Teachers should emphasize the physicality of cyberspace—cables, data centers, satellites—while connecting it to political decisions. Avoid overemphasizing technical complexity; instead, focus on how states use simple tools like filters and shutdowns to assert control. Research suggests students grasp digital sovereignty better when they see it as an extension of territorial sovereignty, not a separate domain.

Successful learning looks like students identifying specific technologies and policies that enable state control over cyberspace, comparing incidents to recognize patterns in cyber operations, and articulating nuanced trade-offs between internet sovereignty and global connectivity. They should leave able to explain how physical and political geography shape digital power.


Watch Out for These Misconceptions

  • During the Mapping Activity, watch for students who assume cyberspace is borderless because it feels intangible.

    Use the mapping activity to emphasize that cyberspace is governed by the same geopolitical forces as physical space. Have students highlight regulatory zones, restricted landing points, and cable routes that cross contested maritime borders, showing how territorial control extends into digital infrastructure.

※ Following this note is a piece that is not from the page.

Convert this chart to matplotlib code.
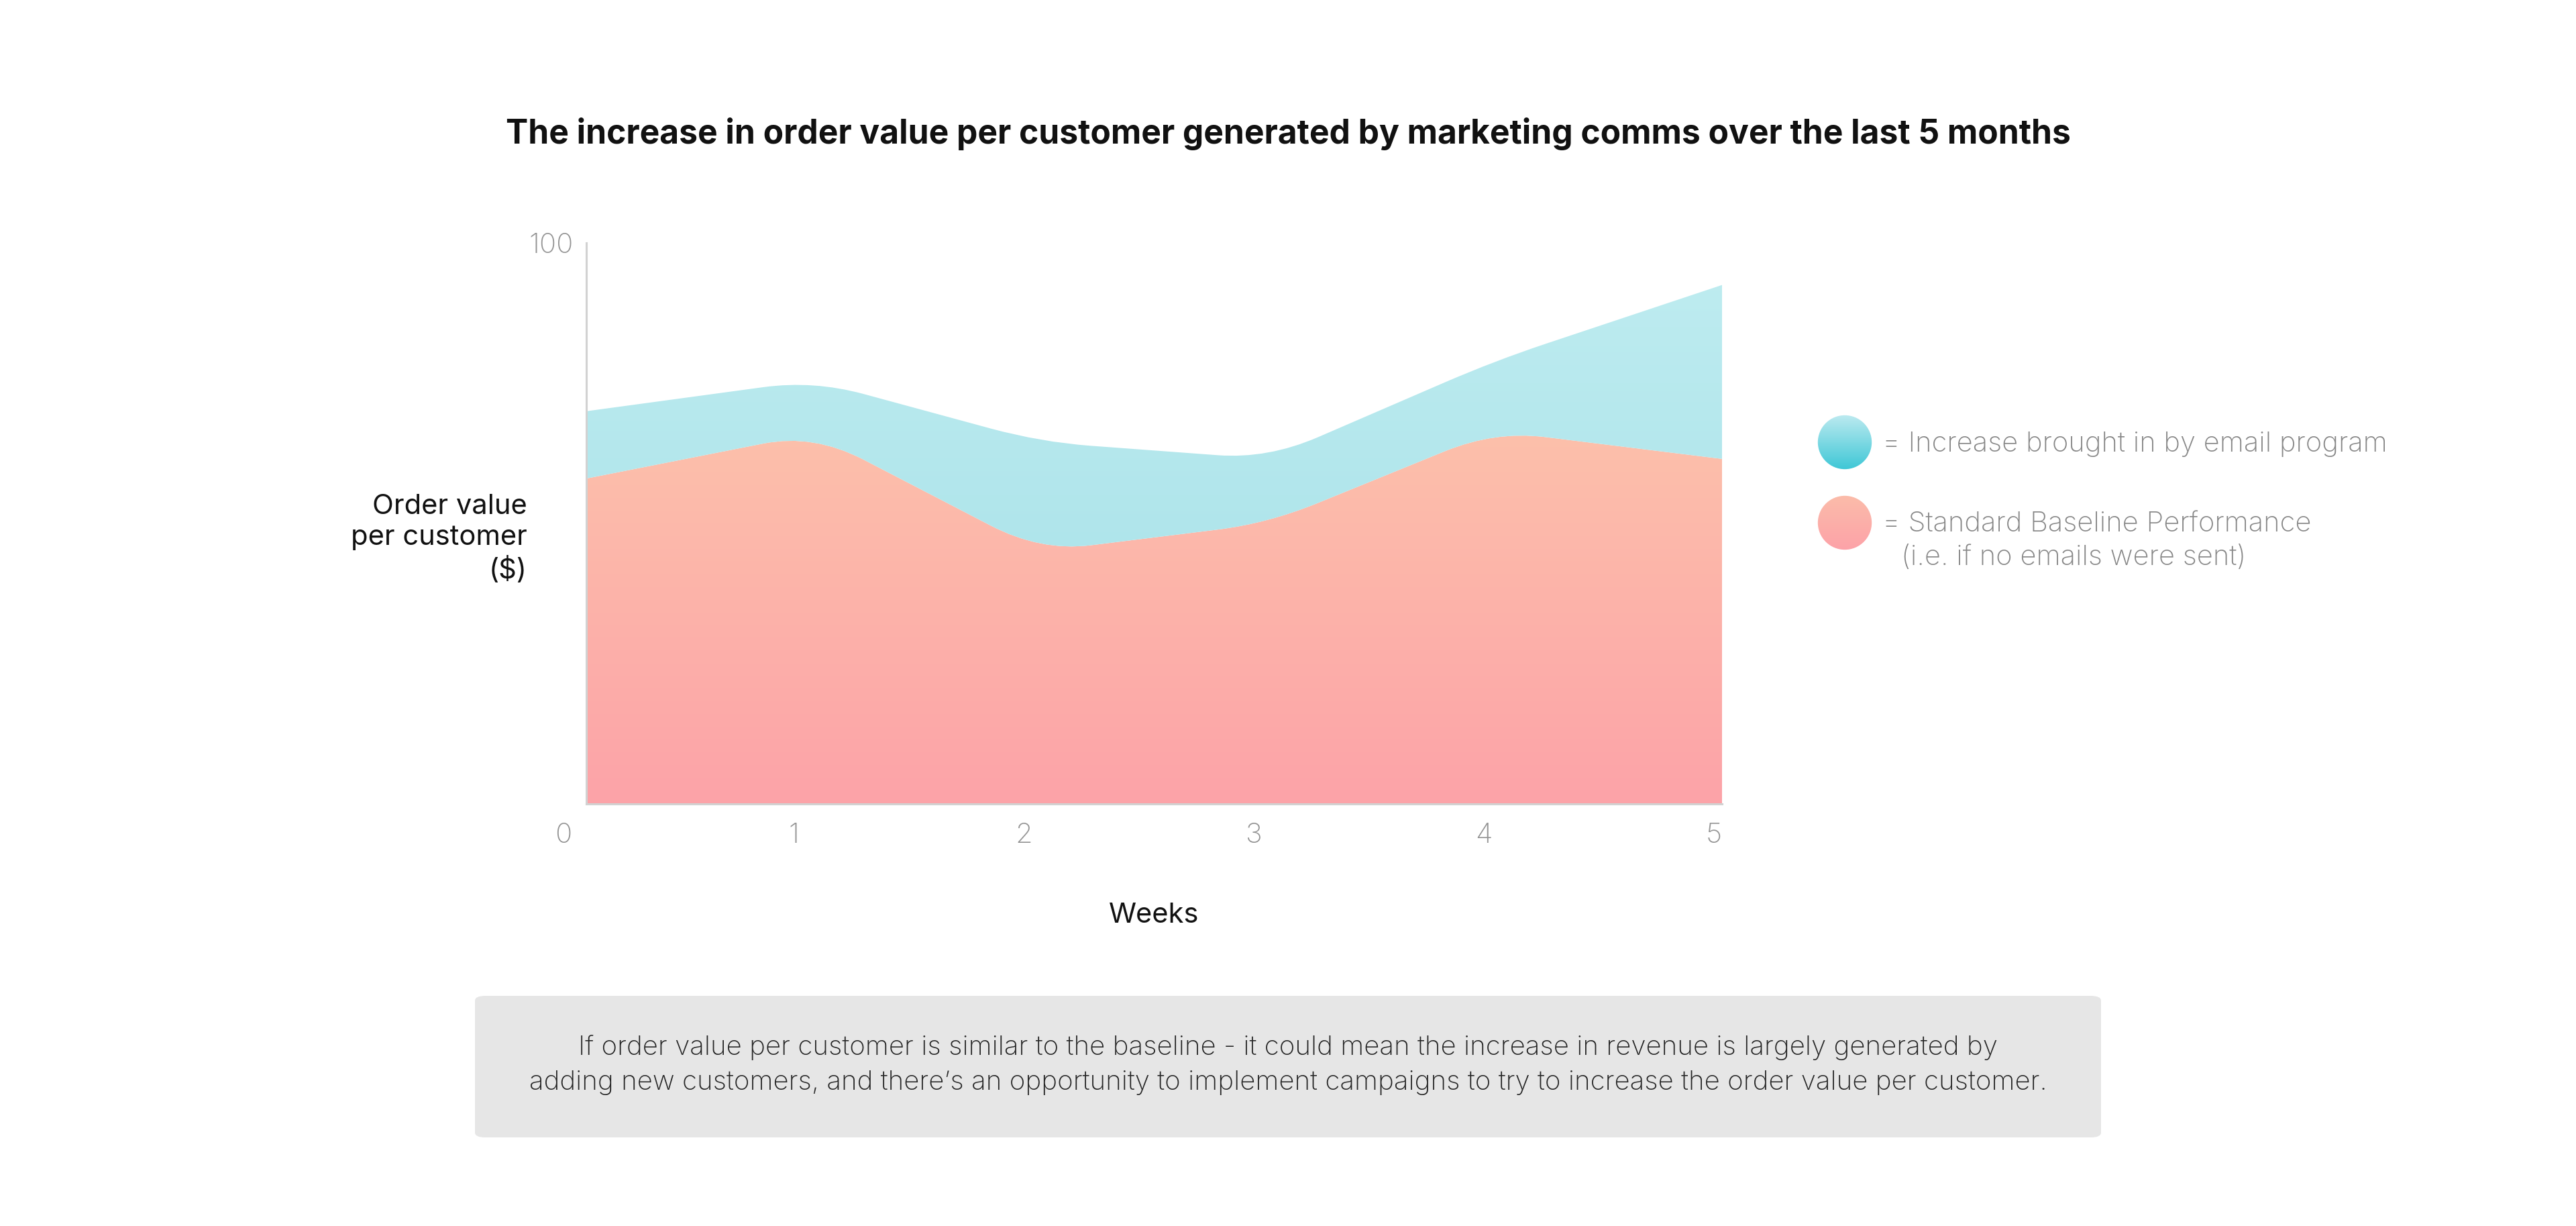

  • During the Case Study Analysis, watch for students who dismiss cyber operations as minor or speculative.

    Use the case studies to ground cyber operations in historical reality. Have students compare the technical details of Stuxnet, Russian election interference, and North Korean cybercrime to show how these operations directly shaped international relations and national security strategies.

  • During the Think-Pair-Share, watch for students who assume cyber warfare requires advanced technology or large budgets.

    Use the escalation scenarios to demonstrate how even basic tools can produce outsized effects. Ask students to identify how actors like North Korea leverage low-cost, high-impact tactics (e.g., ransomware or social engineering) to challenge larger states, emphasizing accessibility over sophistication.